**** Data segment
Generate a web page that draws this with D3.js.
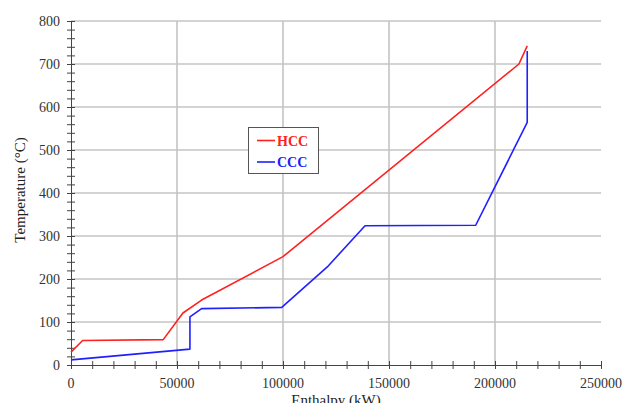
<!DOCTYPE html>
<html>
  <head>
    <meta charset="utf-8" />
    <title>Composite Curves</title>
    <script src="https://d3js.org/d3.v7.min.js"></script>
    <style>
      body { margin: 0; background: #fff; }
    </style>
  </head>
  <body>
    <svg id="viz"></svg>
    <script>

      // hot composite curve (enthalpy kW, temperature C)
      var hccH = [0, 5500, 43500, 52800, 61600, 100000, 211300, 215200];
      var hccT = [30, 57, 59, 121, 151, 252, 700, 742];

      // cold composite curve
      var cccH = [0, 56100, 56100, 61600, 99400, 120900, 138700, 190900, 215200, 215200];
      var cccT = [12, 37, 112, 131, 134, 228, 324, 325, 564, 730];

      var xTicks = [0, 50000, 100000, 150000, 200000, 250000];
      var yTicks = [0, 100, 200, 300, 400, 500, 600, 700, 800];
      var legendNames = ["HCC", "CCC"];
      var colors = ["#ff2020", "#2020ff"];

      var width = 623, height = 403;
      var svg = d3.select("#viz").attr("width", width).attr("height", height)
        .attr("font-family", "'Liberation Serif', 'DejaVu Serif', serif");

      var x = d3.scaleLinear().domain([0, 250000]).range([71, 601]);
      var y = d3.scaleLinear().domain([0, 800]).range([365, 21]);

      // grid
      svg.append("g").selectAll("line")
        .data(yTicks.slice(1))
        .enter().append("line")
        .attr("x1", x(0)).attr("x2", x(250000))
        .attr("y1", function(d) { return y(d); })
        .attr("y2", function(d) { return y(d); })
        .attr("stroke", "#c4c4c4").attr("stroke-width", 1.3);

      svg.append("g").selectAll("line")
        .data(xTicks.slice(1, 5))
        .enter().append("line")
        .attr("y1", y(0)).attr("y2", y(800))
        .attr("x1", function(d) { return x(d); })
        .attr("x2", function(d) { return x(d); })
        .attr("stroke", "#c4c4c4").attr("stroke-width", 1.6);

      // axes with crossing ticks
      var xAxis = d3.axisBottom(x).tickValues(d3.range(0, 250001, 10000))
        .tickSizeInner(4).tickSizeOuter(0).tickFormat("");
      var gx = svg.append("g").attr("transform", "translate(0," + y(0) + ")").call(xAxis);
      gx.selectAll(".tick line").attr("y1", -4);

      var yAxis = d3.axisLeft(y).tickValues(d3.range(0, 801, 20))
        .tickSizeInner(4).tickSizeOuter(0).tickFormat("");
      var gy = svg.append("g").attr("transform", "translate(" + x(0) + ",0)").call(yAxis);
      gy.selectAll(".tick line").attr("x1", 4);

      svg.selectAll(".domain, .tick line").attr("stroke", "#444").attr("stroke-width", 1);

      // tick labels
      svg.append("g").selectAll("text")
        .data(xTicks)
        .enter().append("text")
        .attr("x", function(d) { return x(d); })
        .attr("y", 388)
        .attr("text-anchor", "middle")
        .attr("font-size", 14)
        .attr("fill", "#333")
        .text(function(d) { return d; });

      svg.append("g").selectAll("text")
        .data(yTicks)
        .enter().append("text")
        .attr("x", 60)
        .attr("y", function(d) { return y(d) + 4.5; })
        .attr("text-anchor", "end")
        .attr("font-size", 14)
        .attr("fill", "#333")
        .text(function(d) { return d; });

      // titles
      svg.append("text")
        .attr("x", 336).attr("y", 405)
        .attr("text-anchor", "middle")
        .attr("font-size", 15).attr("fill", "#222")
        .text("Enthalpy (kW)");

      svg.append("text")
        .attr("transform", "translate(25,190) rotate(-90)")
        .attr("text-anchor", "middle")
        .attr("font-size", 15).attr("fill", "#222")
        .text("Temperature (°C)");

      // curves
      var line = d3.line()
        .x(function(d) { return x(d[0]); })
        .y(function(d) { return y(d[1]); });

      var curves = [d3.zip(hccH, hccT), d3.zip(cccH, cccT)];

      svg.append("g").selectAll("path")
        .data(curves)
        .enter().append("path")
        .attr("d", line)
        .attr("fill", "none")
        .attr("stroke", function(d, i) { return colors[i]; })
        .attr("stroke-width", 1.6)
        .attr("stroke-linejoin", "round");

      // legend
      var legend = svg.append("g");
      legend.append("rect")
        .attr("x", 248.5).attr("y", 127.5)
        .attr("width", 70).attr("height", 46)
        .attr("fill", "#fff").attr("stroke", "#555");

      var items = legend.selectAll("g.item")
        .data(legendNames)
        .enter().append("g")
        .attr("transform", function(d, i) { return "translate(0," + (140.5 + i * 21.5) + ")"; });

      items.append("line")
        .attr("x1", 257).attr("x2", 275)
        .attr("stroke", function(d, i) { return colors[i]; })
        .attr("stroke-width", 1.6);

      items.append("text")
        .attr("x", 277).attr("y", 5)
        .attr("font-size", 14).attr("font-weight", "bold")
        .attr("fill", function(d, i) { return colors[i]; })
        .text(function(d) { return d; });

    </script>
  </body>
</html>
********
What to do:
Look through the data above. Each line containing the word "with" needs to be copied.

Written response:
Generate a web page that draws this with D3.js.
      // axes with crossing ticks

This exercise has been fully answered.